Having on occasion been berated as a barbarian for not having seen certain cinematic classics, I have striven mightily to improve myself in this regard. The other night, my S.O. and I sat down to watch Brief Encounter, a film that we both knew to be regarded as a masterwork, but about which we were otherwise ignorant. As the closing credits rolled, each of us looked at the other, and, finally overcoming our reluctance to prove ourselves cultural philistines, wondered aloud what the heck was the big deal. Okay, it was heavy on atmosphere. The use of the train station as the setting for a lovers’ many farewells is a well-established film cliché – one of the mainstays of classic cinema. But aside from this, it seemed utterly lacking in any memorable quality. The story was pure soap opera. The two central lovers did little more than a) express their undying passion for one another, and b) agonize over how guilty they felt.
So, cinephiles one and all. Why is this film regarded as such a classic? Okay, the Rachmaninoff Piano Concerto #2 was put to good effect (it’s one of my favorite pieces), but what else am I supposed to take from this?
I’m not a cinéaste, and I confess I have only seen bits of Brief Encounter, but I have seen enough documentaries about the movie to declare that it’s all about context. It was about an overwhelming passion without the ability to express it - the strictures of British society at the time meant that a wild affair was out of the question. Not only that, but the loyalty to the respective families was a moral choice on which the story impinges. And its subject, infidelity (even in the mind) was seen as incredibly racy at the time of its release.
Plus, the cliché of the train station as the place for lovers’ farewells was pretty much started by this movie.
I like it a lot- it’s one of the few romantic movies that’s not a totally sappy cliche-fest. I usually detest romance pictures, but this one is really well done, probably because it European it doesn’t have the standard American movie cliches. And the ending where the woman goes home and hugs her husband without saying anything is pretty much perfect. Its just a solid, well made and well acted movie, nothing revelatory about it.
The woman lead does a particularly good job of depicting how a woman of that time would act were she really doing this.
You made the mistake of watching this movie out of context. Back then, infidelity was a major indiscretion, and to be labeled an adulterer (or worse, an adulteress) was totally shocking. Plus, it was happening to two upstanding individuals who were as far as possible from the “type” who’d engage in an adulterous affair, even considering their unsatisfying marriages.

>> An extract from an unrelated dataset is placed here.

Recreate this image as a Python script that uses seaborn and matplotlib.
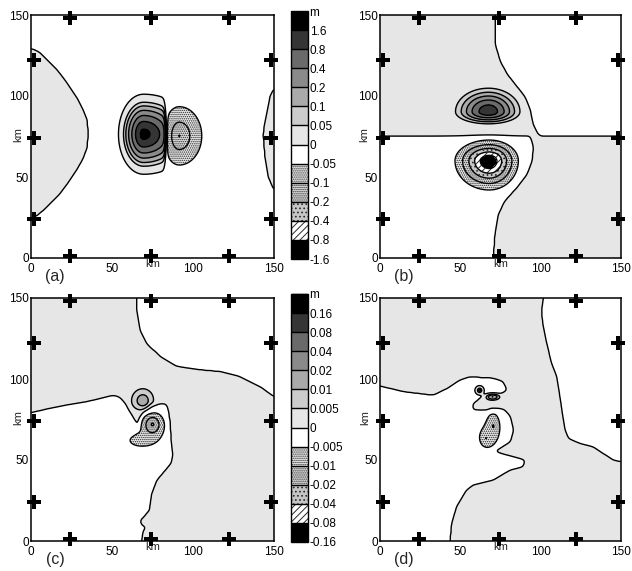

And neither of them intended to fall in love with the other, it just happened, beyond their control. And I can’t think of another movie that so totally conveys the experience of longing for something one needs, but can never have.
If nothing else, it’s worth watching for the superb acting and direction.
That movie could never be made today. They’d just jump into bed right away, and there’d be no point in continuing.
Exactly. Plus, for this American, what made the context of the affair so deliciously stressful was the clear sense that was given of how the *Britishness *of the characters made it so much harder. It seems to me, even with the copies it’s spawned over the years, to be one of the least cliche, most emotionally honest romance movies of all time.